Though there's no nationwide recordkeeping, a handful of states keep their own statistics on how often restraints and seclusion were used on students. According to the GAO report, from September 2007 to June 2008, Texas officials said they restrained 4,202 students 18,741 times. During the same time period, California officials said they used restraints, seclusion, or emergency interventions 14,354 times on an unspecified number of students.

U.S. Secretary of Education Arne Duncan also made a statement before the House Education and Labor Committee, after the GAO report was released:

The attention on restraint and seclusion may leave some educators wondering what they can do to work with children with severe behavior problems.The blog Disability Scoop has a couple of useful entries on how to address problem behaviors in children, both here and here.

Written by Deborah Lipsky, a counselor who also has autism, they offer some insights in dealing with challenging problems, though it's clear to me that children with entrenched behavior problems are not going to be "fixed" overnight. But restraining 4,200 children more than 18,000 times—which indicates that at least some children are being restrained again and again—doesn't seem to be fixing any problems, either.


Welcome back and thanks for the links to the articles. One thing is very clear. Responsible responses to the behavior of all children, and especially those who are particularly vulnerable due to disability, require careful thought and a thorough background in both the specific disability and behavioral techniques.

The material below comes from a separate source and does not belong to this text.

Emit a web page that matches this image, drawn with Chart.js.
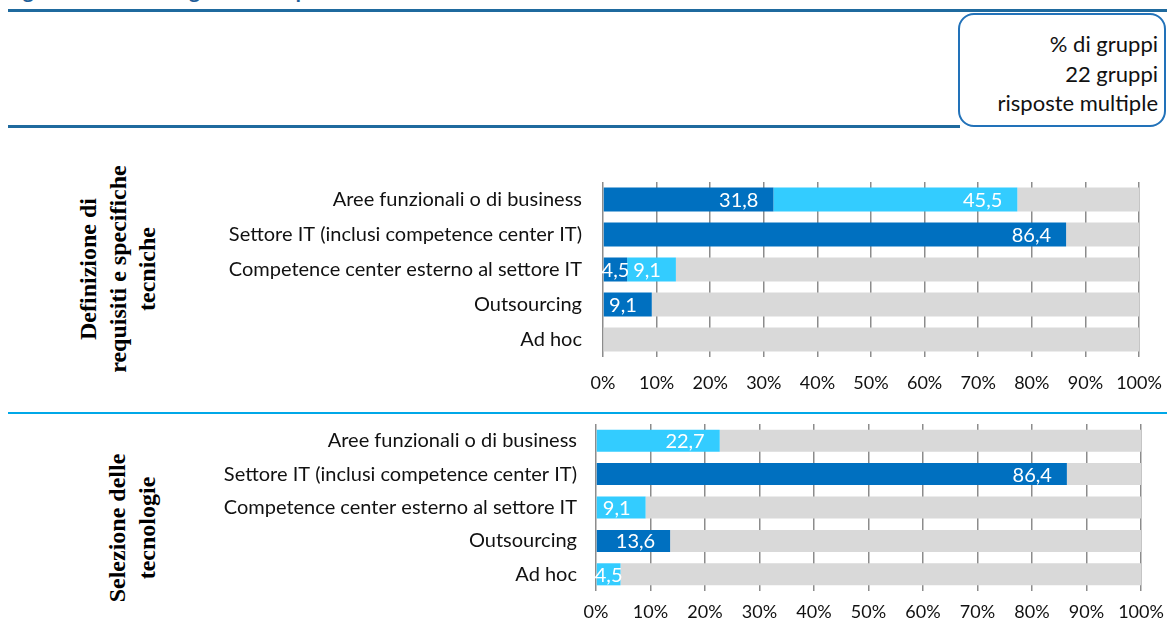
<!DOCTYPE html>
<html>
<head>
<meta charset="utf-8">
<script src="https://cdn.jsdelivr.net/npm/chart.js@4"></script>
<style>
  html, body { margin: 0; padding: 0; overflow: hidden; background: #fff; }
  body { width: 1167px; height: 624px; position: relative; font-family: Lato, "Open Sans", sans-serif; }
  .rule { position: absolute; left: 8px; }
  .title { position: absolute; left: 8px; top: -21px; font: bold 18px "Open Sans", sans-serif; color: #1F5F99; white-space: nowrap; }
  .note {
    position: absolute; left: 958px; top: 13px; width: 204px; height: 110px;
    border: 2px solid #2272B9; border-radius: 16px; background: #fff;
    font-size: 22px; line-height: 29.5px; text-align: right; color: #111;
    box-sizing: content-box;
  }
  .note div { padding: 14px 6px 0 0; }
  .group {
    position: absolute; font: bold 24px "Liberation Serif", "Times New Roman", serif;
    line-height: 29.5px; text-align: center; white-space: nowrap; color: #000;
    transform: translate(-50%, -50%) rotate(-90deg);
  }
  canvas { position: absolute; }
</style>
</head>
<body>
<div class="title">Figura 8 – Assetto organizzativo per le fasi</div>
<div class="rule" style="top:9px;width:1159px;height:3px;background:#1F6A9E"></div>
<div class="rule" style="top:125px;width:952px;height:3px;background:#1F6A9E"></div>
<div class="rule" style="top:412px;width:1159px;height:2px;background:#00A8E8"></div>
<div class="note"><div>% di gruppi<br>22 gruppi<br>risposte multiple</div></div>

<div class="group" style="left:118px;top:269px">Definizione di<br>requisiti e specifiche<br>tecniche</div>
<div class="group" style="left:132px;top:528px">Selezione delle<br>tecnologie</div>

<div id="box1" style="position:absolute;left:190px;top:175px;width:977px;height:222px"><canvas id="chart1"></canvas></div>
<div id="box2" style="position:absolute;left:190px;top:418px;width:977px;height:206px"><canvas id="chart2"></canvas></div>

<script>
const categories = [
  "Aree funzionali o di business",
  "Settore IT (inclusi competence center IT)",
  "Competence center esterno al settore IT",
  "Outsourcing",
  "Ad hoc",
];
const xTicks = [0, 10, 20, 30, 40, 50, 60, 70, 80, 90, 100];

// Definizione di requisiti e specifiche tecniche
const defDark = [31.8, 86.4, 4.5, 9.1, 0];
const defLight = [45.5, 0, 9.1, 0, 0];

// Selezione delle tecnologie
const selDark = [0, 86.4, 0, 13.6, 0];
const selLight = [22.7, 0, 9.1, 0, 4.5];

const DARK = "#0070C0";
const LIGHT = "#33CCFF";
const REST = "#D9D9D9";
const FONT = "Lato, 'Open Sans', sans-serif";

const formatValue = (v) => v.toFixed(1).replace(".", ",");

const valueLabels = {
  id: "valueLabels",
  afterDatasetsDraw(chart) {
    const ctx = chart.ctx;
    ctx.save();
    ctx.font = `20px ${FONT}`;
    ctx.fillStyle = "#fff";
    ctx.textBaseline = "middle";
    [0, 1].forEach((di) => {
      const meta = chart.getDatasetMeta(di);
      meta.data.forEach((bar, i) => {
        const v = chart.data.datasets[di].data[i];
        if (!v) return;
        const text = formatValue(v);
        const w = ctx.measureText(text).width;
        const start = bar.base;
        const end = bar.x;
        let x = end - 15 - w;
        if (x < start + 2) x = (start + end) / 2 - w / 2;
        ctx.textAlign = "left";
        ctx.fillText(text, x, bar.y + 1);
      });
    });
    ctx.restore();
  },
};

const makeChart = (canvasId, dark, light, opts) => {
  const rest = dark.map((d, i) => Math.round((100 - d - light[i]) * 10) / 10);
  return new Chart(document.getElementById(canvasId), {
    type: "bar",
    data: {
      labels: categories,
      datasets: [
        { data: dark, backgroundColor: DARK },
        { data: light, backgroundColor: LIGHT },
        { data: rest, backgroundColor: REST },
      ],
    },
    options: {
      indexAxis: "y",
      responsive: true,
      maintainAspectRatio: false,
      animation: false,
      datasets: {
        bar: {
          barPercentage: 1,
          categoryPercentage: opts.catPct,
          borderWidth: 0,
          borderSkipped: false,
        },
      },
      layout: {
        padding: { top: opts.padTop, right: opts.padRight, left: 0, bottom: 0 },
      },
      plugins: {
        legend: { display: false },
        tooltip: { enabled: false },
      },
      scales: {
        x: {
          stacked: true,
          min: 0,
          max: 100,
          afterBuildTicks: (scale) => {
            scale.ticks = xTicks.map((v) => ({ value: v }));
          },
          afterFit: (scale) => {
            scale.height = opts.xHeight;
            scale.paddingLeft = 0;
            scale.paddingRight = 0;
          },
          border: { display: false },
          grid: {
            color: "#8C8C8C",
            lineWidth: 1.5,
            drawTicks: true,
            tickLength: opts.tickLen,
          },
          ticks: {
            padding: opts.tickPad,
            color: "#111",
            font: { family: FONT, size: 18 },
            maxRotation: 0,
            callback: (v) => `${v}%`,
          },
        },
        y: {
          stacked: true,
          afterFit: (scale) => {
            scale.width = opts.yWidth;
            scale.paddingTop = 0;
            scale.paddingBottom = 0;
          },
          border: { display: false },
          grid: { display: false, drawTicks: false },
          ticks: {
            padding: opts.yPad,
            color: "#111",
            font: { family: FONT, size: 20 },
          },
        },
      },
    },
    plugins: [valueLabels],
  });
};

makeChart("chart1", defDark, defLight, {
  catPct: 0.686,
  padTop: 7,
  padRight: 28,
  xHeight: 40,
  tickLen: 0,
  tickPad: 15,
  yWidth: 413,
  yPad: 21,
});

makeChart("chart2", selDark, selLight, {
  catPct: 0.66,
  padTop: 6,
  padRight: 26,
  xHeight: 33,
  tickLen: 0,
  tickPad: 10,
  yWidth: 406,
  yPad: 19,
});
</script>
</body>
</html>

I will stand up and cheer for any federal or state efforts to improve the reporting of restraints and seclusion. But--what is more important is to deepen the understanding of the people who are working with kids every day. It is so easy to slip into misunderstandings of what is going on (s/he could control it if s/he wanted to, or s/he just wants some attention, or s/he shouldn't be here--they don't belong)--and to be overcome by frustration and arrive at the conclusion that "nothing works." If one's belief set is either that "nothing works," or that anything that might work is far too much effort for the setting, then any attempts are likely to become an empty chain of failures documented for the purpose of forcing a move.

I think Lipsky is among the best I have read in terms of looking under the behavior to understand what the behavior is communicating. Without this, we end up with plans to respond to hitting in the lunch room only to be confronted by pinching on the playground. Both may be responses to the same set of frustrations--not recognized because the problem has been defined as how to get the kid to stop hitting.

I really do "get" why so many teachers give up, or think that they need to have the locked time out room. But, there are more lasting and effective solutions.

Treating people with respect goes a long way in decreasing the "need" for seclusion/restraint. An interesting experiment is to taken any random day, and jot down comments all day on what people say to youth. Then, at day's end, look these over. How many are respectful? How many indicate really listening to youth? This may sound mushy/gushy, but the power of the relationship goes a long way. To paraphrase the proverb, "...a dog knows the difference between being stepped on or kicked." In my opinion, we need to stop kicking and start humbly asking kids what they need. Then we need to respectfully and reasonably act on what they tell us.

Kim--my district did something similar to what you suggest. At least, they paid an outside entity for an "audit" of middle schools. In addition to logging classroom visits, the visitors noted that respect for students was frequently sorely lacking in the interactions that they observed.

As far as I know, any change spurred by the audit results has long ago been tabled--which is too bad as middle schoolers are such a vulnerable group and we so often lose kids at that point. There were many other helpful observations and recommendations (some having to do with the overall unengaging nature of teaching strategies and over-reliance on teacher lecture followed by worksheets.

If I had my 'druthers, these are the kinds of things that teachers would be evaluated on--with thoughtful follow-up and support. Sigh.